Artist Julie Evanoff: I would give this broadside to Alida Hannum. There was a Navajo boarding school in Utah in the town where I grew up. As an adult I understand there are deep problems with those schools and the movements to assimilate; but as a young person it was extremely powerful to have Native American students in my small town. They performed traditional dances and modern interpretations of their traditional stories at our schools; we went to their craft shows and bought jewelry and sand paintings they made; and they created public art at a variety of local festivals. Alida Hannum was a friend of my family, and she worked as a volunteer very closely with the students at the school and frequently hosted them in her home. Also, her husband worked as a volunteer doctor at the reservations close by. Alida opened my eyes to a bigger world in so many ways, and looking back now I imagine that she must have contributed to the quality of lives of many of the young Native Americans living there.
Can you tell us briefly about the prompt(s) you created for this poem?
Teaching Writer Susanne Paola Antonetta: Verna’s poem came out of an exercise based on Maya Angelou’s poem “Phenomenal Woman.” We discussed the way Angelou takes features of herself that the larger culture would consider negative and makes them a positive. I invited my group to consider parts of themselves others might look down on, and then evaluate these as positives. How would it feel to flip this script? I say that a lot in my workshops.
What would you want the viewers of this image to know about you?
Artist Julie Evanoff: I was nervous about making an image for this poem because of my white privilege and not wanting to appropriate, but I wanted to try and honor Verna’s work. I had several conversations about this issue and decided, after several attempts, to turn to plants that are native to North America. I carved my drawings into blocks and printed them. Patchwork came to mind as I arranged the blocks in a way that resonated with what I experienced when reading “Strong and Wise.”
How has teaching in settings of incarceration changed both your students and you?

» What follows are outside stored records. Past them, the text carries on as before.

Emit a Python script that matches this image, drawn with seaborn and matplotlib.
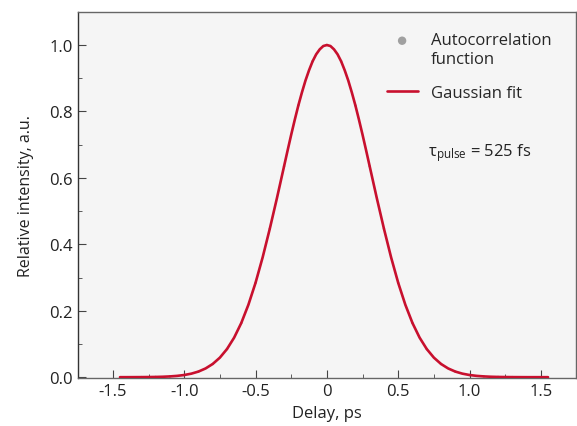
import matplotlib
matplotlib.use('Agg')
import matplotlib.pyplot as plt
import seaborn as sns
import pandas as pd
from matplotlib.ticker import MultipleLocator, FuncFormatter

# data
delay = [-1.45, -1.40, -1.35, -1.30, -1.25, -1.20, -1.15, -1.10, -1.05, -1.00,
         -0.95, -0.90, -0.85, -0.80, -0.75, -0.70, -0.65, -0.60, -0.55, -0.50,
         -0.45, -0.40, -0.35, -0.30, -0.275, -0.25, -0.225, -0.20, -0.175, -0.15,
         -0.125, -0.10, -0.075, -0.05, -0.025, 0.00, 0.025, 0.05, 0.075, 0.10,
         0.125, 0.15, 0.175, 0.20, 0.225, 0.25, 0.275, 0.30, 0.35, 0.40,
         0.45, 0.50, 0.55, 0.60, 0.65, 0.70, 0.75, 0.80, 0.85, 0.90,
         0.95, 1.00, 1.05, 1.10, 1.15, 1.20, 1.25, 1.30, 1.35, 1.40,
         1.45, 1.50, 1.55]
intensity = [0.0000, 0.0000, 0.0001, 0.0002, 0.0004, 0.0007, 0.0013, 0.0023, 0.0039, 0.0065,
             0.0106, 0.0169, 0.0263, 0.0398, 0.0588, 0.0847, 0.119, 0.163, 0.218, 0.284,
             0.361, 0.447, 0.539, 0.635, 0.683, 0.730, 0.775, 0.818, 0.857, 0.893,
             0.924, 0.951, 0.972, 0.987, 0.997, 1.000, 0.997, 0.987, 0.972, 0.951,
             0.924, 0.893, 0.857, 0.818, 0.775, 0.730, 0.683, 0.635, 0.539, 0.447,
             0.361, 0.284, 0.218, 0.163, 0.119, 0.0847, 0.0588, 0.0398, 0.0263, 0.0169,
             0.0106, 0.0065, 0.0039, 0.0023, 0.0013, 0.0007, 0.0004, 0.0002, 0.0001, 0.0000,
             0.0000, 0.0000, 0.0000]

fit = pd.DataFrame({'delay': delay, 'intensity': intensity})
acf = fit[(fit['delay'] * 100).round().astype(int) % 10 == 0]

sns.set_style('ticks')
plt.rcParams['font.family'] = ['Open Sans', 'DejaVu Sans']
plt.rcParams['mathtext.fontset'] = 'custom'
plt.rcParams['mathtext.rm'] = 'Open Sans'
plt.rcParams['mathtext.it'] = 'Open Sans'
plt.rcParams['axes.unicode_minus'] = False

fig = plt.figure(figsize=(5.77, 4.27), dpi=100)
ax = fig.add_axes([0.135, 0.112, 0.863, 0.858])
ax.set_facecolor('#f5f5f5')

sns.scatterplot(data=acf, x='delay', y='intensity', color='#a0a0a0', s=3,
                edgecolor='none', label='Autocorrelation\nfunction', ax=ax, zorder=2)
sns.lineplot(data=fit, x='delay', y='intensity', color='#c8102e', lw=1.9,
             label='Gaussian fit', ax=ax, zorder=3)

ax.set_xlim(-1.745, 1.745)
ax.set_ylim(-0.003, 1.1)
ax.xaxis.set_major_locator(MultipleLocator(0.5))
ax.xaxis.set_minor_locator(MultipleLocator(0.25))
ax.yaxis.set_major_locator(MultipleLocator(0.2))
ax.yaxis.set_minor_locator(MultipleLocator(0.1))
ax.xaxis.set_major_formatter(FuncFormatter(lambda v, p: '0' if abs(v) < 1e-9 else '%.1f' % v))
ax.yaxis.set_major_formatter(FuncFormatter(lambda v, p: '%.1f' % v))
ax.tick_params(which='both', direction='in', colors='#444444', labelcolor='#222222',
               labelsize=12, top=False, right=False)
ax.tick_params(which='major', length=6)
ax.tick_params(which='minor', length=3)
for s in ax.spines.values():
    s.set_color('#666666')
    s.set_linewidth(1.0)
ax.spines['left'].set_color('#333333')

ax.set_xlabel('Delay, ps', fontsize=12, color='#222222', labelpad=4)
ax.set_ylabel('Relative intensity, a.u.', fontsize=11.5, color='#222222', labelpad=11)

leg = ax.legend(loc='upper left', bbox_to_anchor=(0.59, 0.985), frameon=False,
                fontsize=12, handlelength=1.85, handletextpad=0.8, labelspacing=1.1,
                markerscale=3.5)
# dot sits level with the first line of its two-line label
dot = leg.legend_handles[0]
offs = dot.get_offsets().copy()
offs[:, 1] += 7.5
dot.set_offsets(offs)

ax.text(0.703, 0.618, r'τ$_{\mathrm{pulse}}$ = 525 fs', transform=ax.transAxes,
        fontsize=12, color='#222222', va='center')

fig.savefig('out.png', dpi=100)
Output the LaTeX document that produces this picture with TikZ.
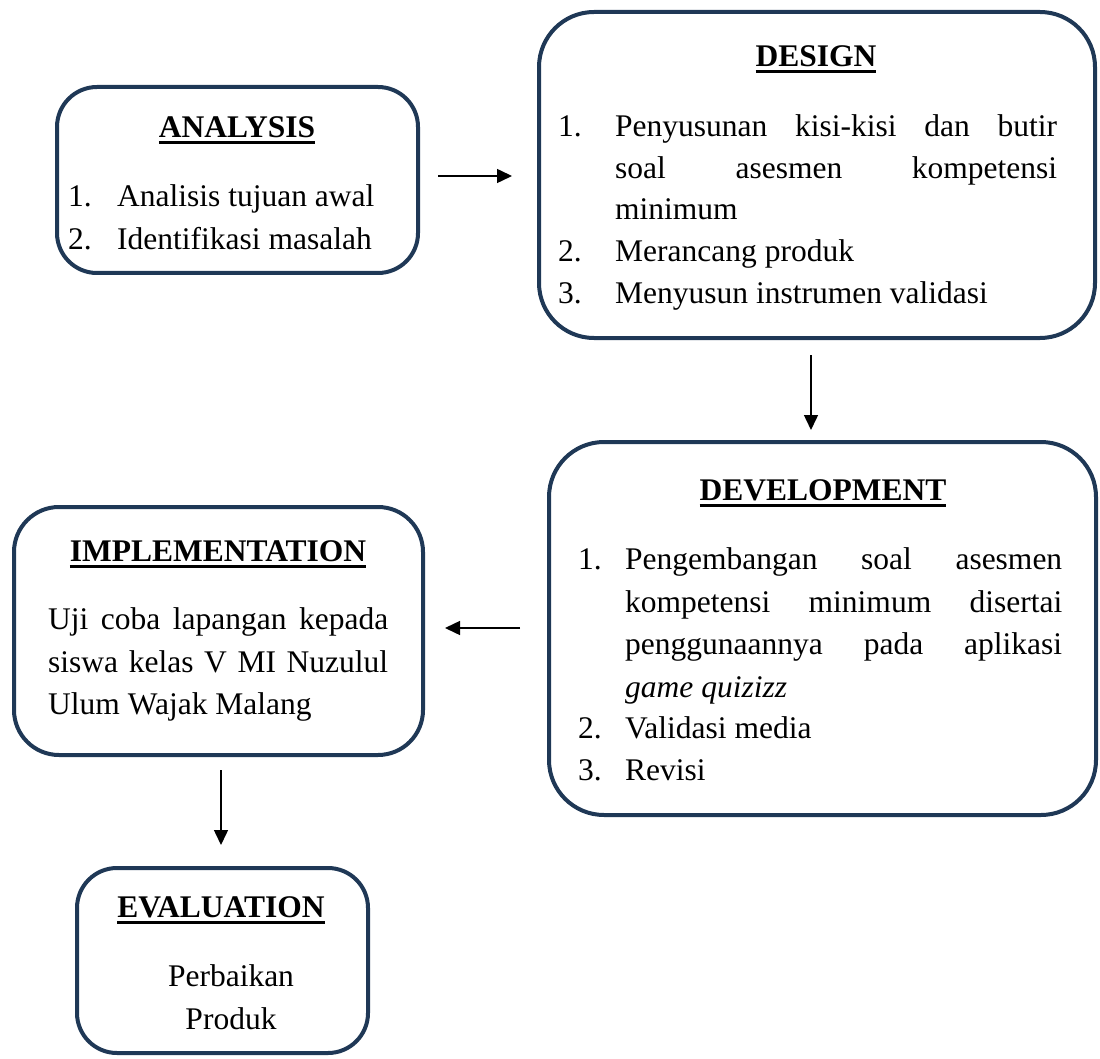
\documentclass[tikz,border=0pt]{standalone}
\usepackage{fontspec}
\setmainfont{Liberation Serif}
\usetikzlibrary{arrows.meta}
\definecolor{boxc}{RGB}{31,56,86}
\newcommand\uttl[1]{\setbox0\hbox{\bfseries #1}\rlap{\vrule width \wd0 height -3.5pt depth 6.5pt}\box0}
\newcommand\jl[2]{\hbox to #1{#2}}
\tikzset{
  box/.style={draw=boxc, line width=4pt, rounded corners=#1, inner sep=0pt},
  box/.default=40pt,
  txt/.style={anchor=base west, inner sep=0pt, font=\fontsize{31.5}{43}\selectfont},
  ttl/.style={anchor=base, inner sep=0pt, font=\fontsize{31.5}{43}\selectfont},
  ctr/.style={anchor=base, inner sep=0pt, font=\fontsize{31.5}{43}\selectfont},
  arr/.style={line width=1.5pt, -{Triangle[length=15pt,width=14pt]}}
}
\begin{document}
\begin{tikzpicture}[x=1pt,y=-1pt]
\useasboundingbox (0,0) rectangle (1100,1059);
% boxes
\node[box=40pt, minimum width=361pt, minimum height=186pt] (ana) at (237.5,180) {};
\node[box=55pt, minimum width=556pt, minimum height=326pt] (des) at (817,175) {};
\node[box=55pt, minimum width=547pt, minimum height=373pt] (dev) at (822.5,628.5) {};
\node[box=45pt, minimum width=409pt, minimum height=248pt] (imp) at (218.5,631) {};
\node[box=40pt, minimum width=291pt, minimum height=185pt] (eva) at (222.5,960.5) {};
% ANALYSIS
\node[ttl] (anat) at (237,138) {\uttl{ANALYSIS}};
\node[txt] (ana1n) at (68,207) {1.};
\node[txt] (ana1) at (117,207) {Analisis tujuan awal};
\node[txt] (ana2n) at (68,250) {2.};
\node[txt] (ana2) at (117,250) {Identifikasi masalah};
% DESIGN
\node[ttl] (dest) at (816,67) {\uttl{DESIGN}};
\node[txt] (des1n) at (558,137) {1.};
\node[txt] (des1a) at (615,137) {\jl{442pt}{Penyusunan\hfill kisi-kisi\hfill dan\hfill butir}};
\node[txt] (des1b) at (615,179) {\jl{442pt}{soal\hfill asesmen\hfill kompetensi}};
\node[txt] (des1c) at (615,220) {minimum};
\node[txt] (des2n) at (558,262) {2.};
\node[txt] (des2) at (615,262) {Merancang produk};
\node[txt] (des3n) at (558,304) {3.};
\node[txt] (des3) at (615,304) {Menyusun instrumen validasi};
% DEVELOPMENT
\node[ttl] (devt) at (823,500) {\uttl{DEVELOPMENT}};
\node[txt] (dev1n) at (578,569) {1.};
\node[txt] (dev1a) at (625,569) {\jl{437pt}{Pengembangan\hfill soal\hfill asesmen}};
\node[txt] (dev1b) at (625,612) {\jl{437pt}{kompetensi\hfill minimum\hfill disertai}};
\node[txt] (dev1c) at (625,654) {\jl{437pt}{penggunaannya\hfill pada\hfill aplikasi}};
\node[txt] (dev1d) at (625,697) {\itshape game quizizz};
\node[txt] (dev2n) at (578,738) {2.};
\node[txt] (dev2) at (625,738) {Validasi media};
\node[txt] (dev3n) at (578,780) {3.};
\node[txt] (dev3) at (625,780) {Revisi};
% IMPLEMENTATION
\node[ttl] (impt) at (218,561) {\uttl{IMPLEMENTATION}};
\node[txt] (imp1) at (48,629) {\jl{340pt}{Uji\hfill coba\hfill lapangan\hfill kepada}};
\node[txt] (imp2) at (48,672) {\jl{340pt}{siswa\hfill kelas\hfill V\hfill MI\hfill Nuzulul}};
\node[txt] (imp3) at (48,714) {Ulum Wajak Malang};
% EVALUATION
\node[ttl] (evat) at (221,917) {\uttl{EVALUATION}};
\node[ctr] (eva1) at (231,986) {Perbaikan};
\node[ctr] (eva2) at (231,1029) {Produk};
% arrows
\draw[arr, shorten <=18pt, shorten >=25pt] (ana.east |- 0,176) -- (des.west |- 0,176);
\draw[arr, shorten <=15pt, shorten >=10pt] (des.south -| 811,0) -- (dev.north -| 811,0);
\draw[arr, shorten <=27pt, shorten >=20pt] (dev.west |- 0,628) -- (imp.east |- 0,628);
\draw[arr, shorten <=13pt, shorten >=21pt] (imp.south -| 221,0) -- (eva.north -| 221,0);
\end{tikzpicture}
\end{document}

Teaching Writer Susanne Paola Antonetta: It is deeply meaningful to our students to know their work is being shared outside of their facilities. I always begin classes with new students by telling them we consider this outreach part of our project with Underground Writing. These broadsides will feel like a heartline to the world they can no longer see and interact with. And it changes them, they always tell me, to get the words down on paper. To find new ways of thinking about their situation and who they are.
For me, the question of change comes down to what I wrote about above—my own experiences with loved ones who get caught in this system. It reminds me that the questions of criminal justice are very complex and very biased.
Have you read anything lately that has felt important to you?
Artist Julie Evanoff: Women, Race and Class, by Angela Davis, looking at race, class, and gender and how they work together to shape inequality. Babel-17, by Samuel R. Delany, a science fiction novel with a woman poet as the main character. Parable of the Sower, by Octavia E. Butler, a dystopian novel about a woman fleeing Los Angeles as America spirals into chaos.
Anything else? (We’re inviting you to invent a question, add a comment, or otherwise speak to what the questions so far have not tapped about your Broadsided experience).
Artist Julie Evanoff: Thank you to Broadsided Press for your unwavering commitment to keeping alive the tradition of mingling art and poetry and creating a format to bring them into communities!